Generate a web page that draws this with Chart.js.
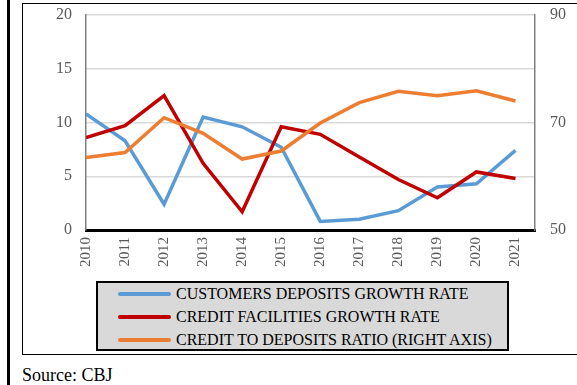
<!DOCTYPE html>
<html>
<head>
<meta charset="utf-8">
<script src="https://cdn.jsdelivr.net/npm/chart.js@4.4.1/dist/chart.umd.min.js"></script>
<style>
  html, body { margin: 0; padding: 0; background: #fff; }
  body { width: 577px; height: 385px; position: relative; overflow: hidden; font-family: 'Liberation Serif', 'Times New Roman', serif; }
  .bar { position: absolute; left: 7px; top: 0; width: 3px; height: 385px; background: #000; }
  .frame { position: absolute; left: 22px; top: 3px; width: 600px; height: 352px; border: 1.5px solid #000; border-right: none; box-sizing: border-box; }
  #chart { position: absolute; left: 0; top: 0; }
  .legend { position: absolute; left: 96px; top: 281px; width: 413px; height: 70px; border: 2px solid #000; background: #d9d9d9; box-sizing: border-box; }
  .legend-row { position: absolute; left: 20px; height: 22px; display: flex; align-items: center; }
  .legend-row span.swatch { display: inline-block; width: 53px; height: 4px; border-radius: 2px; margin-right: 5px; }
  .legend-row span.label { font-size: 16px; color: #000; white-space: nowrap; }
  .source { position: absolute; left: 22px; top: 365px; font-size: 18px; line-height: 20px; color: #000; }
</style>
</head>
<body>
<div class="bar"></div>
<div class="frame"></div>
<canvas id="chart" width="577" height="280"></canvas>
<div class="legend" id="legend"></div>
<div class="source">Source: CBJ</div>
<script>
const years = [2010, 2011, 2012, 2013, 2014, 2015, 2016, 2017, 2018, 2019, 2020, 2021];
const depositsGrowth = [10.8, 8.3, 2.4, 10.5, 9.6, 7.7, 0.8, 1.0, 1.8, 4.0, 4.3, 7.4];
const creditGrowth = [8.6, 9.7, 12.5, 6.2, 1.7, 9.6, 8.9, 6.8, 4.7, 3.0, 5.4, 4.8];
const creditToDeposits = [63.5, 64.4, 70.9, 68.0, 63.2, 64.7, 69.9, 73.7, 75.8, 75.0, 75.9, 74.0];

const SERIES_LABELS = [
  'CUSTOMERS DEPOSITS GROWTH RATE',
  'CREDIT FACILITIES GROWTH RATE',
  'CREDIT TO DEPOSITS RATIO (RIGHT AXIS)',
];

const COLORS = {
  blue: '#5b9bd5',
  red: '#c00000',
  orange: '#ed7d31',
  tick: '#595959',
  grid: '#d9d9d9',
  axis: '#808080',
};

const TICK_FONT = { family: "'Liberation Serif', 'Times New Roman', serif", size: 16 };

function points(values) {
  return years.map((year, i) => ({ x: year, y: values[i] }));
}

function lineDataset(label, values, color, axis, order) {
  return {
    label,
    data: points(values),
    borderColor: color,
    backgroundColor: color,
    borderWidth: 3.5,
    pointRadius: 0,
    tension: 0,
    yAxisID: axis,
    order,
  };
}

// fixed axis width, and no extra room asked above/below for the labels
function fixWidth(width) {
  return (scale) => {
    scale.width = width;
    scale.paddingTop = 0;
    scale.paddingBottom = 0;
  };
}

const chart = new Chart(document.getElementById('chart'), {
  type: 'line',
  data: {
    datasets: [
      lineDataset(SERIES_LABELS[0], depositsGrowth, COLORS.blue, 'y', 3),
      lineDataset(SERIES_LABELS[1], creditGrowth, COLORS.red, 'y', 2),
      lineDataset(SERIES_LABELS[2], creditToDeposits, COLORS.orange, 'y1', 1),
    ],
  },
  options: {
    responsive: false,
    animation: false,
    layout: { padding: { top: 15, left: 0, right: 0, bottom: 0 } },
    plugins: {
      legend: { display: false },
      tooltip: { enabled: false },
    },
    scales: {
      x: {
        type: 'linear',
        min: 2010,
        max: 2021.5,
        grid: { display: false, drawTicks: false },
        border: { color: '#000', width: 3 },
        ticks: {
          stepSize: 1,
          includeBounds: false,
          minRotation: 90,
          maxRotation: 90,
          padding: 7,
          font: { ...TICK_FONT, size: 15 },
          color: COLORS.tick,
          callback: (value) => (Number.isInteger(value) ? String(value) : ''),
        },
        afterFit: (scale) => { scale.height = 50; },
      },
      y: {
        position: 'left',
        min: 0,
        max: 20,
        grid: {
          drawTicks: false,
          color: (ctx) => (ctx.tick && ctx.tick.value === 0 ? 'rgba(0,0,0,0)' : COLORS.grid),
          lineWidth: 1.5,
        },
        border: { color: COLORS.axis, width: 1.5 },
        ticks: { stepSize: 5, padding: 14, font: TICK_FONT, color: COLORS.tick },
        afterFit: fixWidth(86),
      },
      y1: {
        position: 'right',
        min: 50,
        max: 90,
        grid: { display: false, drawTicks: false },
        border: { color: COLORS.axis, width: 1.5 },
        ticks: { stepSize: 20, padding: 15, font: TICK_FONT, color: COLORS.tick },
        afterFit: fixWidth(42),
      },
    },
  },
});

// legend box in the style of the original (grey fill, left aligned rows)
const legend = document.getElementById('legend');
const rowTops = [0, 23, 46];
chart.data.datasets.forEach((dataset, i) => {
  const row = document.createElement('div');
  row.className = 'legend-row';
  row.style.top = rowTops[i] + 'px';
  row.innerHTML = '<span class="swatch" style="background:' + dataset.borderColor + '"></span>' +
    '<span class="label">' + dataset.label + '</span>';
  legend.appendChild(row);
});
</script>
</body>
</html>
------------------------------------
> _Written task_:
Copy each line exactly, and leave the pictures out of your copy.

> _Exercise output_:
Generate a web page that draws this with Chart.js.
<!DOCTYPE html>
<html>
<head>
<meta charset="utf-8">
<script src="https://cdn.jsdelivr.net/npm/chart.js@4.4.1/dist/chart.umd.min.js"></script>
<style>
  html, body { margin: 0; padding: 0; background: #fff; }
  body { width: 577px; height: 385px; position: relative; overflow: hidden; font-family: 'Liberation Serif', 'Times New Roman', serif; }
  .bar { position: absolute; left: 7px; top: 0; width: 3px; height: 385px; background: #000; }
  .frame { position: absolute; left: 22px; top: 3px; width: 600px; height: 352px; border: 1.5px solid #000; border-right: none; box-sizing: border-box; }
  #chart { position: absolute; left: 0; top: 0; }
  .legend { position: absolute; left: 96px; top: 281px; width: 413px; height: 70px; border: 2px solid #000; background: #d9d9d9; box-sizing: border-box; }
  .legend-row { position: absolute; left: 20px; height: 22px; display: flex; align-items: center; }
  .legend-row span.swatch { display: inline-block; width: 53px; height: 4px; border-radius: 2px; margin-right: 5px; }
  .legend-row span.label { font-size: 16px; color: #000; white-space: nowrap; }
  .source { position: absolute; left: 22px; top: 365px; font-size: 18px; line-height: 20px; color: #000; }
</style>
</head>
<body>
<div class="bar"></div>
<div class="frame"></div>
<canvas id="chart" width="577" height="280"></canvas>
<div class="legend" id="legend"></div>
<div class="source">Source: CBJ</div>
<script>
const years = [2010, 2011, 2012, 2013, 2014, 2015, 2016, 2017, 2018, 2019, 2020, 2021];
const depositsGrowth = [10.8, 8.3, 2.4, 10.5, 9.6, 7.7, 0.8, 1.0, 1.8, 4.0, 4.3, 7.4];
const creditGrowth = [8.6, 9.7, 12.5, 6.2, 1.7, 9.6, 8.9, 6.8, 4.7, 3.0, 5.4, 4.8];
const creditToDeposits = [63.5, 64.4, 70.9, 68.0, 63.2, 64.7, 69.9, 73.7, 75.8, 75.0, 75.9, 74.0];

const SERIES_LABELS = [
  'CUSTOMERS DEPOSITS GROWTH RATE',
  'CREDIT FACILITIES GROWTH RATE',
  'CREDIT TO DEPOSITS RATIO (RIGHT AXIS)',
];

const COLORS = {
  blue: '#5b9bd5',
  red: '#c00000',
  orange: '#ed7d31',
  tick: '#595959',
  grid: '#d9d9d9',
  axis: '#808080',
};

const TICK_FONT = { family: "'Liberation Serif', 'Times New Roman', serif", size: 16 };

function points(values) {
  return years.map((year, i) => ({ x: year, y: values[i] }));
}

function lineDataset(label, values, color, axis, order) {
  return {
    label,
    data: points(values),
    borderColor: color,
    backgroundColor: color,
    borderWidth: 3.5,
    pointRadius: 0,
    tension: 0,
    yAxisID: axis,
    order,
  };
}

// fixed axis width, and no extra room asked above/below for the labels
function fixWidth(width) {
  return (scale) => {
    scale.width = width;
    scale.paddingTop = 0;
    scale.paddingBottom = 0;
  };
}

const chart = new Chart(document.getElementById('chart'), {
  type: 'line',
  data: {
    datasets: [
      lineDataset(SERIES_LABELS[0], depositsGrowth, COLORS.blue, 'y', 3),
      lineDataset(SERIES_LABELS[1], creditGrowth, COLORS.red, 'y', 2),
      lineDataset(SERIES_LABELS[2], creditToDeposits, COLORS.orange, 'y1', 1),
    ],
  },
  options: {
    responsive: false,
    animation: false,
    layout: { padding: { top: 15, left: 0, right: 0, bottom: 0 } },
    plugins: {
      legend: { display: false },
      tooltip: { enabled: false },
    },
    scales: {
      x: {
        type: 'linear',
        min: 2010,
        max: 2021.5,
        grid: { display: false, drawTicks: false },
        border: { color: '#000', width: 3 },
        ticks: {
          stepSize: 1,
          includeBounds: false,
          minRotation: 90,
          maxRotation: 90,
          padding: 7,
          font: { ...TICK_FONT, size: 15 },
          color: COLORS.tick,
          callback: (value) => (Number.isInteger(value) ? String(value) : ''),
        },
        afterFit: (scale) => { scale.height = 50; },
      },
      y: {
        position: 'left',
        min: 0,
        max: 20,
        grid: {
          drawTicks: false,
          color: (ctx) => (ctx.tick && ctx.tick.value === 0 ? 'rgba(0,0,0,0)' : COLORS.grid),
          lineWidth: 1.5,
        },
        border: { color: COLORS.axis, width: 1.5 },
        ticks: { stepSize: 5, padding: 14, font: TICK_FONT, color: COLORS.tick },
        afterFit: fixWidth(86),
      },
      y1: {
        position: 'right',
        min: 50,
        max: 90,
        grid: { display: false, drawTicks: false },
        border: { color: COLORS.axis, width: 1.5 },
        ticks: { stepSize: 20, padding: 15, font: TICK_FONT, color: COLORS.tick },
        afterFit: fixWidth(42),
      },
    },
  },
});

// legend box in the style of the original (grey fill, left aligned rows)
const legend = document.getElementById('legend');
const rowTops = [0, 23, 46];
chart.data.datasets.forEach((dataset, i) => {
  const row = document.createElement('div');
  row.className = 'legend-row';
  row.style.top = rowTops[i] + 'px';
  row.innerHTML = '<span class="swatch" style="background:' + dataset.borderColor + '"></span>' +
    '<span class="label">' + dataset.label + '</span>';
  legend.appendChild(row);
});
</script>
</body>
</html>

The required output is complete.